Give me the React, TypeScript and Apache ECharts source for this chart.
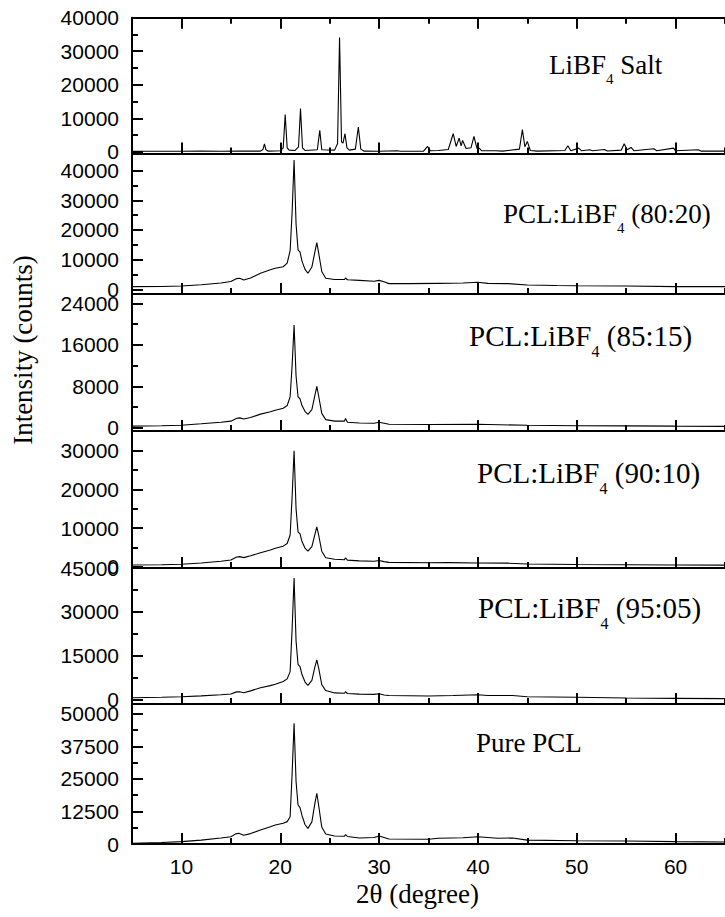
import React, { useEffect, useRef } from "react";
import * as echarts from "echarts";

// ---------- data ----------
const xMajorTicks = [10, 20, 30, 40, 50, 60];
const xMinorTicks = [15, 25, 35, 45, 55, 65];

const saltData: [number, number][] = [
  [5, 150], [8, 150], [10, 150], [12, 200], [14, 150], [16, 200], [18.0, 200], [18.25, 700], [18.4, 2400], [18.55, 600],
  [18.8, 200], [20.0, 300], [20.3, 1200], [20.5, 11100], [20.7, 1200], [20.9, 500], [21.5, 400], [21.85, 1500], [22.05, 12900],
  [22.25, 1200], [22.5, 400], [23.75, 600], [24.0, 6400], [24.2, 600], [25.5, 500], [25.8, 2500], [26.0, 34100], [26.2, 3000],
  [26.35, 2600], [26.55, 5400], [26.75, 1200], [27.0, 500], [27.6, 800], [27.9, 7400], [28.15, 800], [28.5, 200], [30, 150],
  [31.8, 300], [32.2, 150], [34.5, 200], [34.9, 1600], [35.2, 300], [36.0, 400], [37.0, 700], [37.5, 5400], [37.8, 1600],
  [38.1, 4100], [38.3, 1800], [38.45, 3400], [38.8, 1000], [39.3, 1200], [39.6, 4600], [39.9, 1000], [40.1, 1200], [40.4, 300],
  [41.8, 300], [42.5, 200], [44.2, 800], [44.5, 6600], [44.75, 1500], [45.0, 3100], [45.3, 400], [46, 200], [48.8, 400],
  [49.1, 1800], [49.4, 300], [50.2, 1100], [50.5, 300], [51.3, 600], [51.6, 300], [52.8, 700], [53.1, 250], [54.5, 500],
  [54.8, 2400], [55.1, 600], [55.5, 1300], [55.8, 300], [57.8, 900], [58.1, 300], [59.8, 1100], [60.0, 300], [62.3, 600],
  [62.6, 200], [65, 200],
];

const pcl8020Data: [number, number][] = [
  [5, 900], [8, 950], [10, 1100], [12, 1500], [14, 2100], [15, 2600], [15.6, 3600], [15.9, 3700], [16.3, 3100], [17, 3800],
  [18, 5400], [19, 6600], [19.5, 7100], [20.3, 7600], [20.7, 8800], [21.0, 13000], [21.2, 26000], [21.4, 43600], [21.6, 22000],
  [21.8, 13300], [22.0, 12500], [22.2, 9500], [22.5, 6800], [22.8, 5400], [23.2, 7500], [23.5, 12500], [23.7, 15700],
  [23.9, 12000], [24.2, 6000], [24.6, 3700], [25.5, 3300], [26.5, 3300], [26.6, 3800], [26.8, 3200], [28, 3000], [29.5, 2700],
  [30, 3000], [30.5, 2500], [31, 1900], [33, 1900], [36, 2000], [38.5, 2100], [40, 2350], [41, 2000], [43, 1900], [45, 1450],
  [48, 1250], [50, 1200], [55, 1100], [60, 900], [65, 900],
];

const pcl8515Data: [number, number][] = [
  [5, 330], [8, 400], [10, 520], [12, 800], [14, 1100], [15, 1300], [15.6, 1850], [15.9, 1930], [16.3, 1700], [17, 2000],
  [18, 2650], [19, 3100], [19.5, 3400], [20.3, 3800], [20.7, 4300], [21.0, 6000], [21.2, 12000], [21.4, 19800], [21.6, 10000],
  [21.8, 6000], [22.0, 5600], [22.2, 4300], [22.5, 3200], [22.8, 2600], [23.2, 3500], [23.5, 6200], [23.7, 8000], [23.9, 6000],
  [24.2, 2800], [24.6, 1600], [25.5, 1300], [26.5, 1300], [26.6, 1800], [26.8, 1100], [28, 950], [29.5, 900], [30, 1100],
  [30.5, 900], [31, 700], [35, 650], [40, 700], [45, 500], [50, 420], [55, 380], [60, 330], [65, 300],
];

const pcl9010Data: [number, number][] = [
  [5, 440], [8, 500], [10, 620], [12, 950], [14, 1400], [15, 1730], [15.6, 2500], [15.9, 2590], [16.3, 2330], [17, 2800],
  [18, 3620], [19, 4300], [19.5, 4760], [20.3, 5300], [20.7, 6000], [21.0, 8200], [21.2, 18000], [21.4, 30000], [21.6, 15000],
  [21.8, 9000], [22.0, 8500], [22.2, 6500], [22.5, 4800], [22.8, 4000], [23.2, 5200], [23.5, 8300], [23.7, 10300], [23.9, 8000],
  [24.2, 4000], [24.6, 2300], [25.5, 1900], [26.5, 1800], [26.6, 2300], [26.8, 1700], [28, 1500], [29.5, 1400], [30, 1600],
  [30.5, 1300], [31, 1100], [35, 1000], [37, 1050], [40, 950], [43, 900], [45, 700], [50, 570], [55, 500], [60, 440], [65, 400],
];

const pcl9505Data: [number, number][] = [
  [5, 550], [8, 700], [10, 900], [12, 1200], [14, 1550], [15, 1820], [15.6, 2550], [15.9, 2610], [16.3, 2270], [17, 2900],
  [18, 3990], [19, 4700], [19.5, 5150], [20.3, 6100], [20.7, 7000], [21.0, 9500], [21.2, 24000], [21.4, 41600], [21.6, 20000],
  [21.8, 12000], [22.0, 11200], [22.2, 8500], [22.5, 6000], [22.8, 4800], [23.2, 6500], [23.5, 11000], [23.7, 13500],
  [23.9, 10500], [24.2, 5000], [24.6, 3000], [25.5, 2200], [26.5, 2100], [26.6, 2600], [26.8, 2000], [28, 1800], [29.5, 1700],
  [30, 1900], [30.5, 1500], [31, 1300], [35, 1130], [37.5, 1300], [40, 1580], [41, 1300], [43.5, 1300], [45, 900], [50, 690],
  [55, 450], [60, 340], [65, 230],
];

const purePclData: [number, number][] = [
  [5, 250], [8, 600], [10, 900], [12, 1500], [14, 2300], [15, 2800], [15.5, 3900], [15.8, 4100], [16.3, 3350], [17, 4000],
  [18, 5400], [19, 6600], [19.5, 7300], [20.3, 8000], [20.7, 8600], [21.0, 10500], [21.2, 27000], [21.4, 46400], [21.6, 24000],
  [21.8, 15000], [22.0, 14000], [22.2, 11000], [22.5, 7500], [22.8, 6000], [23.2, 8500], [23.5, 15500], [23.7, 19500],
  [23.9, 14500], [24.2, 6500], [24.6, 3850], [25.5, 3100], [26.5, 3000], [26.6, 3600], [26.8, 2900], [28, 2300], [29.5, 2500],
  [30, 3100], [30.5, 2500], [31, 1900], [35, 1800], [36, 2200], [38.5, 2400], [40, 2800], [42, 2200], [43.5, 2300], [45, 1500],
  [50, 1270], [55, 1150], [60, 900], [65, 770],
];

const seriesData = [saltData, pcl8020Data, pcl8515Data, pcl9010Data, pcl9505Data, purePclData];

const yMin = [-500, -1600, -600, -350, -1600, 0];
const yMax = [40000, 45800, 25800, 35100, 45000, 53800];
const yMajorTicks = [
  [0, 10000, 20000, 30000, 40000],
  [0, 10000, 20000, 30000, 40000],
  [0, 8000, 16000, 24000],
  [0, 10000, 20000, 30000],
  [0, 15000, 30000, 45000],
  [0, 12500, 25000, 37500, 50000],
];
const yMinorTicks = [
  [5000, 15000, 25000, 35000],
  [5000, 15000, 25000, 35000],
  [4000, 12000, 20000],
  [5000, 15000, 25000],
  [7500, 22500, 37500],
  [6250, 18750, 31250, 43750],
];

const panelLabelMain = ["LiBF", "PCL:LiBF", "PCL:LiBF", "PCL:LiBF", "PCL:LiBF", "Pure PCL"];
const panelLabelSub = ["4", "4", "4", "4", "4", ""];
const panelLabelTail = [" Salt", " (80:20)", " (85:15)", " (90:10)", " (95:05)", ""];

const xTitle = "2θ (degree)";
const yTitle = "Intensity (counts)";

// ---------- layout ----------
const GRID_LEFT = 132;
const GRID_WIDTH = 600;
const panelTops = [17.7, 153.5, 294, 431, 568, 704];
const panelBottoms = [153.5, 294, 431, 568, 704, 844];
const labelPos = [
  [549, 64.5],
  [503, 213.8],
  [469, 336],
  [477, 473],
  [478, 608],
  [476, 743.3],
];
const labelFont = [27, 27, 29, 29, 29, 27];

const BLACK = "#000";
const SANS = "Liberation Sans";
const SERIF = "Liberation Serif";

const plainNumber = (v: number) => String(v);

function buildOption() {
  const grid: any[] = [];
  const xAxis: any[] = [];
  const yAxis: any[] = [];
  const series: any[] = [];
  const graphic: any[] = [];

  const tickStyle = { color: BLACK, width: 2 };

  for (let i = 0; i < 6; i++) {
    grid.push({
      left: GRID_LEFT,
      width: GRID_WIDTH,
      top: panelTops[i],
      height: panelBottoms[i] - panelTops[i],
      containLabel: false,
    });

    const xMajorIdx = xAxis.length;
    xAxis.push({
      gridIndex: i,
      type: "value",
      min: 5,
      max: 65,
      position: "bottom",
      axisLine: { show: true, onZero: false, lineStyle: tickStyle },
      axisTick: { show: true, inside: true, length: 11, customValues: xMajorTicks, lineStyle: tickStyle },
      axisLabel: {
        show: i === 5,
        customValues: xMajorTicks,
        formatter: plainNumber,
        margin: 12,
        fontSize: 21,
        fontFamily: SANS,
        color: BLACK,
      },
      splitLine: { show: false },
    });
    xAxis.push({
      gridIndex: i,
      type: "value",
      min: 5,
      max: 65,
      position: "bottom",
      axisLine: { show: false, onZero: false },
      axisTick: { show: true, inside: true, length: 6, customValues: xMinorTicks, lineStyle: tickStyle },
      axisLabel: { show: false },
      splitLine: { show: false },
    });
    if (i === 0) {
      xAxis.push({
        gridIndex: i,
        type: "value",
        min: 5,
        max: 65,
        position: "top",
        axisLine: { show: true, onZero: false, lineStyle: tickStyle },
        axisTick: { show: true, inside: true, length: 11, customValues: xMajorTicks, lineStyle: tickStyle },
        axisLabel: { show: false },
        splitLine: { show: false },
      });
      xAxis.push({
        gridIndex: i,
        type: "value",
        min: 5,
        max: 65,
        position: "top",
        axisLine: { show: false, onZero: false },
        axisTick: { show: true, inside: true, length: 6, customValues: xMinorTicks, lineStyle: tickStyle },
        axisLabel: { show: false },
        splitLine: { show: false },
      });
    }

    const yMajorIdx = yAxis.length;
    yAxis.push({
      gridIndex: i,
      type: "value",
      min: yMin[i],
      max: yMax[i],
      position: "left",
      axisLine: { show: true, onZero: false, lineStyle: tickStyle },
      axisTick: { show: true, inside: true, length: 11, customValues: yMajorTicks[i], lineStyle: tickStyle },
      axisLabel: {
        show: true,
        customValues: yMajorTicks[i],
        formatter: plainNumber,
        margin: 13,
        fontSize: 21,
        fontFamily: SANS,
        color: BLACK,
      },
      splitLine: { show: false },
    });
    yAxis.push({
      gridIndex: i,
      type: "value",
      min: yMin[i],
      max: yMax[i],
      position: "left",
      axisLine: { show: false, onZero: false },
      axisTick: { show: true, inside: true, length: 6, customValues: yMinorTicks[i], lineStyle: tickStyle },
      axisLabel: { show: false },
      splitLine: { show: false },
    });

    series.push({
      type: "line",
      xAxisIndex: xMajorIdx,
      yAxisIndex: yMajorIdx,
      data: seriesData[i],
      showSymbol: false,
      symbol: "none",
      silent: true,
      lineStyle: { color: BLACK, width: 1.1 },
    });

    const [lx, ly] = labelPos[i];
    const fs = labelFont[i];
    const lh = 43 * fs / 27;
    const subFs = Math.round(15 * fs / 27);
    const hasSub = panelLabelSub[i] !== "";
    graphic.push({
      type: "text",
      x: lx,
      y: ly - lh / 2,
      silent: true,
      style: {
        text: hasSub
          ? `{a|${panelLabelMain[i]}}{s|${panelLabelSub[i]}}{a|${panelLabelTail[i]}}`
          : `{a|${panelLabelMain[i]}}`,
        align: "left",
        verticalAlign: "top",
        rich: {
          a: { fontSize: fs, fontFamily: SERIF, fill: BLACK, lineHeight: lh, verticalAlign: "middle" },
          s: { fontSize: subFs, fontFamily: SERIF, fill: BLACK, lineHeight: subFs, verticalAlign: "bottom" },
        },
      },
    });
  }

  graphic.push({
    type: "text",
    x: 23,
    y: 350,
    rotation: Math.PI / 2,
    silent: true,
    style: {
      text: `{t|${yTitle}}`,
      align: "center",
      verticalAlign: "middle",
      rich: { t: { fontSize: 27, fontFamily: SERIF, fill: BLACK } },
    },
  });
  graphic.push({
    type: "text",
    x: 417.5,
    y: 894,
    silent: true,
    style: {
      text: `{t|${xTitle}}`,
      align: "center",
      verticalAlign: "middle",
      rich: { t: { fontSize: 27, fontFamily: SERIF, fill: BLACK } },
    },
  });

  return {
    animation: false,
    backgroundColor: "#fff",
    grid,
    xAxis,
    yAxis,
    series,
    graphic,
  };
}

export default function App() {
  const ref = useRef<HTMLDivElement>(null);
  useEffect(() => {
    if (!ref.current) return;
    const chart = echarts.init(ref.current, undefined, { renderer: "svg" });
    chart.setOption(buildOption());
    return () => chart.dispose();
  }, []);
  return (
    <div
      ref={ref}
      style={{ position: "absolute", left: 0, top: 0, width: 725, height: 917, background: "#fff" }}
    />
  );
}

******************************

Given exercise: Begin at the top of the material above and output each line exactly, stopping after the line that holds "const xMinorTicks = [15, 25, 35, 45, 55, 65];". Leave out pictures.

Response:
Give me the React, TypeScript and Apache ECharts source for this chart.
import React, { useEffect, useRef } from "react";
import * as echarts from "echarts";

// ---------- data ----------
const xMajorTicks = [10, 20, 30, 40, 50, 60];
const xMinorTicks = [15, 25, 35, 45, 55, 65];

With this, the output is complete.